Karfreitag. Ein Mann, von dem jene, die ihn getroffen haben, nur Gutes berichten, wird zum Tod verurteilt – unschuldig. Und brutal hingerichtet. Schon die Vorstellung, Nägel durch Hände und Füße geschlagen zu bekommen, ist unerträglich. Und dann hängt der Verurteilte am Kreuz – stundenlang, von seinem eigenen Gewicht herabgezogen.
Unerträglich – aber nehmen die Glaubenden heute das überhaupt noch wahr? Denn die Hinrichtung des Jesus von Nazaret ist wahr.
Nur ein Zwischenschritt?
Groß ist die Versuchung, diese Etappe des Erlösungswerks zu übergehen, rasch an Ostern zu denken. Musste Jesus nicht sterben, ehe er auferweckt werden konnte? Doch. Aber es wird dem Karfreitag nicht gerecht, ihn nur als Zwischenschritt zu sehen.
Denn das Unerträgliche des Leidens Jesu hat selbst eine Wirkung. Auch für eine heutige Welt voller schier unerträglichem Leiden.
Das Leid von heute
Dem Leiden der Menschen in den Kriegsgebieten der Erde – in der Ukraine, immer noch in Syrien und an so vielen Orten, die wir kaum beachten.
Dem Leiden der Menschen in der Corona-Pandemie. In Weltregionen, wo bisher nur Bruchteile der Bevölkerung geimpft werden konnten. Auch in Deutschland, wo nicht alle Infizierten glimpflich davonkommen. Wo Erkrankte vielleicht nicht hätten sterben müssen, hätten sie sich impfen lassen – oder wären jene geimpft gewesen, die sie angesteckt haben.

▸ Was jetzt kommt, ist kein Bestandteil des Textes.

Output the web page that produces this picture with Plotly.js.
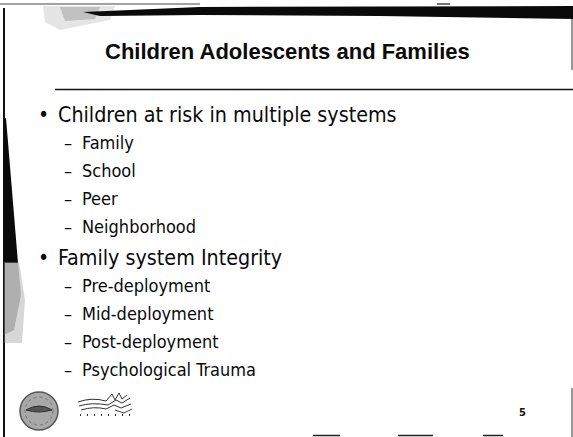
<!DOCTYPE html>
<html><head><meta charset="utf-8">
<script src="https://cdn.plot.ly/plotly-3.0.1.min.js"></script>
<style>html,body{margin:0;padding:0;background:#fff;}#g{width:573px;height:437px;}</style>
</head><body><div id="g"></div>
<script>
const slideTitle = "Children Adolescents and Families";
const mainBullets = ["Children at risk in multiple systems", "Family system Integrity"];
const subBullets1 = ["Family", "School", "Peer", "Neighborhood"];
const subBullets2 = ["Pre-deployment", "Mid-deployment", "Post-deployment", "Psychological Trauma"];
const pageNumber = "5";

const W = 573, H = 437;
const ann = [];
const FONT = "DejaVu Sans Condensed, DejaVu Sans, sans-serif";
ann.push({x: 287, y: 51, text: "<b>" + slideTitle + "</b>", showarrow: false, xanchor: "center", yanchor: "middle",
  font: {family: "Liberation Sans, Arial, sans-serif", size: 22, color: "#0a0a0a"}});

const mainY = [114, 257];
const subStart = [142, 285];
const subStep = 28.3;
[subBullets1, subBullets2].forEach((list, i) => {
  ann.push({x: 43, y: mainY[i] + 1, text: "•", showarrow: false, xanchor: "center", yanchor: "middle",
    font: {family: FONT, size: 21, color: "#0a0a0a"}});
  ann.push({x: 56, y: mainY[i], text: mainBullets[i], showarrow: false, xanchor: "left", yanchor: "middle",
    font: {family: FONT, size: 21.3, color: "#0a0a0a"}});
  list.forEach((s, j) => {
    ann.push({x: 62, y: subStart[i] + j * subStep, text: "–", showarrow: false, xanchor: "left", yanchor: "middle",
      font: {family: FONT, size: 18, color: "#0a0a0a"}});
    ann.push({x: 80, y: subStart[i] + j * subStep, text: s, showarrow: false, xanchor: "left", yanchor: "middle",
      font: {family: FONT, size: 18, color: "#0a0a0a"}});
  });
});
ann.push({x: 522, y: 412, text: "<b>" + pageNumber + "</b>", showarrow: false, xanchor: "center", yanchor: "middle",
  font: {family: FONT, size: 11, color: "#111"}});

const shapes = [];
// borders
shapes.push({type: "line", x0: 4, x1: 4, y0: 8, y1: 437, line: {color: "#111", width: 2}});
shapes.push({type: "line", x0: 0, x1: 200, y0: 4, y1: 4, line: {color: "#444", width: 1}});
shapes.push({type: "line", x0: 437, x1: 450, y0: 4, y1: 4, line: {color: "#444", width: 1.5}});
shapes.push({type: "line", x0: 572, x1: 572, y0: 8, y1: 70, line: {color: "#333", width: 1}});
shapes.push({type: "line", x0: 572, x1: 572, y0: 388, y1: 437, line: {color: "#333", width: 1}});
// top-left dither
shapes.push({type: "path", path: "M 43 6 L 115 6 L 110 20 L 60 30 L 45 22 Z", fillcolor: "rgba(150,150,150,0.25)", line: {width: 0}});
shapes.push({type: "path", path: "M 60 7 L 100 7 L 95 19 L 65 21 Z", fillcolor: "rgba(110,110,110,0.3)", line: {width: 0}});
// top black band
shapes.push({type: "path", path: "M 83 12 L 200 7 L 573 6 L 573 19 L 380 16 L 200 15 L 100 16 Z", fillcolor: "#0a0a0a", line: {width: 0}});
// under-title rule
shapes.push({type: "line", x0: 55, x1: 573, y0: 89.5, y1: 89.5, line: {color: "#111", width: 1.3}});
// left wedge
shapes.push({type: "path", path: "M 4 118 L 6 118 L 18 263 L 4 263 Z", fillcolor: "#0a0a0a", line: {width: 0}});
shapes.push({type: "path", path: "M 4 262 L 19 262 L 25 300 L 22 343 L 4 343 Z", fillcolor: "rgba(140,140,140,0.35)", line: {width: 0}});
shapes.push({type: "path", path: "M 4 262 L 18 262 L 21 295 L 14 330 L 4 335 Z", fillcolor: "rgba(100,100,100,0.35)", line: {width: 0}});
// seal
shapes.push({type: "circle", x0: 20, x1: 58, y0: 392, y1: 430, fillcolor: "#a8a8a8", line: {color: "#555", width: 1.5}});
shapes.push({type: "circle", x0: 25, x1: 53, y0: 397, y1: 425, fillcolor: "rgba(0,0,0,0)", line: {color: "#777", width: 1, dash: "dot"}});
shapes.push({type: "path", path: "M 26 410 Q 39 402 52 410 Q 39 414 26 410 Z", fillcolor: "#555", line: {color: "#333", width: 1}});
// wave logo
shapes.push({type: "path", path: "M 78 402 Q 92 397 106 401 L 112 394 L 115 400 L 119 393 L 122 399 L 127 395", line: {color: "#333", width: 1}});
shapes.push({type: "path", path: "M 79 406 Q 92 402 108 405 L 116 400 L 122 403 L 130 398", line: {color: "#333", width: 1}});
shapes.push({type: "path", path: "M 81 410 Q 94 406 106 409 L 114 405 L 121 408 L 131 404", line: {color: "#333", width: 1}});
shapes.push({type: "path", path: "M 115 410 L 124 413 L 132 409", line: {color: "#444", width: 1}});
// tiny dotted letters under the wave logo
shapes.push({type: "line", x0: 80, x1: 134, y0: 415, y1: 415, line: {color: "#333", width: 2, dash: "1px,6px"}});
// bottom marks
[[313, 340], [398, 433], [483, 503]].forEach(p => shapes.push({type: "line", x0: p[0], x1: p[1], y0: 435.5, y1: 435.5, line: {color: "#222", width: 1.5}}));

const layout = {
  width: W, height: H, margin: {l: 0, r: 0, t: 0, b: 0},
  paper_bgcolor: "#fff", plot_bgcolor: "#fff", showlegend: false,
  xaxis: {range: [0, W], visible: false, fixedrange: true},
  yaxis: {range: [H, 0], visible: false, fixedrange: true},
  annotations: ann, shapes: shapes
};
Plotly.newPlot("g", [], layout, {staticPlot: true});
</script></body></html>
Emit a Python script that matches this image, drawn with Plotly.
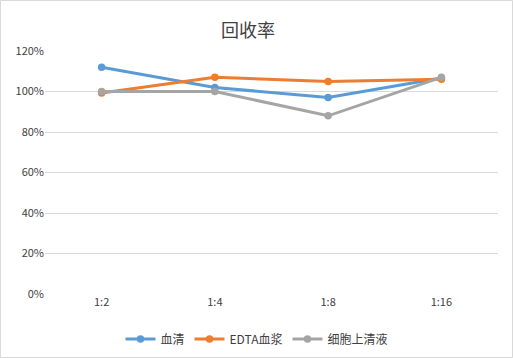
import plotly.graph_objects as go

categories = ["1:2", "1:4", "1:8", "1:16"]
serum = [1.12, 1.02, 0.97, 1.067]
edta_plasma = [0.993, 1.07, 1.05, 1.06]
cell_supernatant = [1.0, 1.0, 0.88, 1.07]
series_names = ["血清", "EDTA血浆", "细胞上清液"]
colors = ["#5B9BD5", "#ED7D31", "#A5A5A5"]

W, H = 513, 358
ml, mr, mt, mb = 45, 15, 51, 64

fig = go.Figure()
for name, vals, c in zip(series_names, [serum, edta_plasma, cell_supernatant], colors):
    fig.add_trace(go.Scatter(
        x=categories, y=vals, name=name, mode="lines+markers",
        line=dict(color=c, width=3), marker=dict(color=c, size=7.5),
    ))

pw = W - ml - mr
ph = H - mt - mb
fig.add_shape(type="rect", xref="paper", yref="paper",
              x0=-(ml - 0.5) / pw, x1=1 + (mr - 0.5) / pw,
              y0=-(mb - 0.5) / ph, y1=1 + (mt - 0.5) / ph,
              line=dict(color="#D9D9D9", width=1), layer="below")

fig.update_layout(
    width=W, height=H,
    margin=dict(l=ml, r=mr, t=mt, b=mb, autoexpand=False),
    paper_bgcolor="white", plot_bgcolor="white",
    font=dict(family="Noto Sans CJK SC, Liberation Sans, sans-serif", color="#595959", size=11),
    title=dict(text="回收率", x=248 / W, xanchor="center", xref="container",
               y=1 - 31 / H, yanchor="middle", yref="container",
               font=dict(size=18, color="#404040")),
    xaxis=dict(type="category", range=[-0.5, 3.5], showgrid=False, showline=False,
               ticks="", zeroline=False, automargin=False,
               tickfont=dict(size=11, color="#404040")),
    yaxis=dict(range=[0, 1.2], dtick=0.2, tickformat=".0%", showgrid=True,
               gridcolor="#D9D9D9", gridwidth=1, zeroline=False, showline=False,
               ticks="", automargin=False, tickfont=dict(size=11, color="#404040")),
    legend=dict(orientation="h", x=0.5, xanchor="center", xref="container",
                y=1 - 339 / H, yanchor="middle", yref="container",
                font=dict(size=12, color="#404040"), itemwidth=30, tracegroupgap=0),
    showlegend=True,
)

fig.write_html("out.html", config={"displayModeBar": False},
               post_script="document.body.style.margin='0';document.body.style.overflow='hidden';")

Dem Leiden der Menschen unter den Folgen des Klimawandels. Unter den Dürren, Missernten und Hungerkrisen weltweit. Oder unter den Folgen der Flut in Westdeutschland im vergangenen Sommer, wo manche Menschen ihr Leben retten konnten – und sonst nichts mehr.
Der Trost des Karfreitags
Unerträglich, sich dieses Leid vor Augen zu führen. Und doch kann vom Karfreitag Trost kommen.
Jesus hat selbst unermesslich gelitten – die höchste Form des Mitleidens mit den Leidenden. Darin steckt die Zusage: Gott hat die tiefsten Tiefen des Leids erlebt; er ist den Menschen auch in diesen Momenten nahe. Das kann den Glaubenden ein Trost sein, der nicht schon voreilig die österliche Erlösung vorwegnimmt.
Um aber diesen Trost zu ergründen, hilft es, zuvor zum Karfreitag bereit zu sein. Dazu, das Unerträgliche anzuerkennen und mit Jesu Hilfe ertragen zu wollen.